5. Porting High Performance Conjugate Gradient (HPCG) to Morpheus

The HPCG benchmark was ported to Morpheus DynamicMatrix through three main steps:

1. Vector replacement: Substitution of user vectors with Morpheus DenseVector$<T,\dots>$, aliasing existing memory buffers, and direct replacement of dot and WAXPBY operations.
2. Matrix replacement: Replacement of HPCG's SparseMatrix (CSR-like, pointer-of-pointers) with Morpheus CsrMatrix, with elementwise conversion at setup. SpMV replaced by Morpheus::multiply.
3. Dynamic conversion: Conversion of CsrMatrix to DynamicMatrix at setup, activation of the runtime-selected format, and use of Morpheus::multiply.

GPU support required creation of HostMirror containers and orchestrated host-device copying for data movement, including MPI halo exchange. The total code changes amounted to $O(10^{-2})$ of the HPCG code base, isolated in the linear algebra layer. No performance regressions were detected; in pure-CSR mode, a $\sim$5% speedup was observed. Importantly, future support for additional data formats or backends necessitates changes only in Morpheus, not in HPCG.

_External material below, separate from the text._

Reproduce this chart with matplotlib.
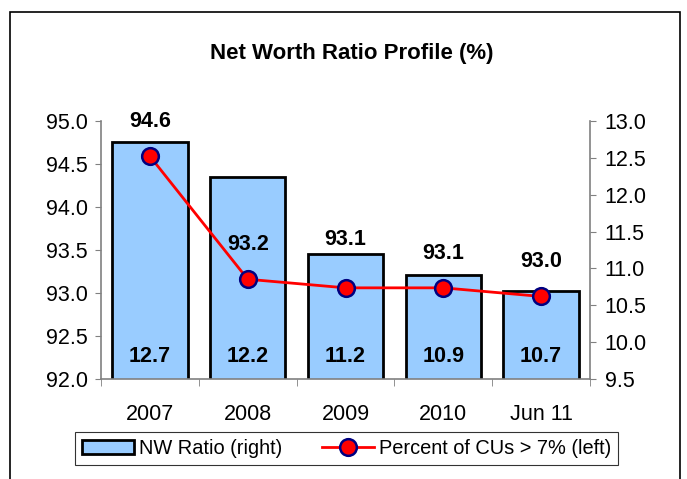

6. Properties and Implications

Morpheus DynamicMatrix offers:

• Unified abstraction for multiple formats (CSR, ELL, HYB, and extensible to others).
• Support for shallow, deep, and element-wise copy/conversion.
• API compatibility with host-device mirroring for heterogeneous systems.
• Simple auto-tuning for runtime selection of format with minimal or zero overhead.
• Demonstrated substantial performance benefits in real scientific codes (e.g., HPCG).

A plausible implication is that DynamicMatrix’s approach can serve as a prototype for future performance-portable linear algebra libraries targeting rapidly evolving architectures and diverse sparsity patterns. The decoupling of format selection from user code allows for incremental adoption on existing HPC codes with minimal refactoring (Stylianou et al., 2022).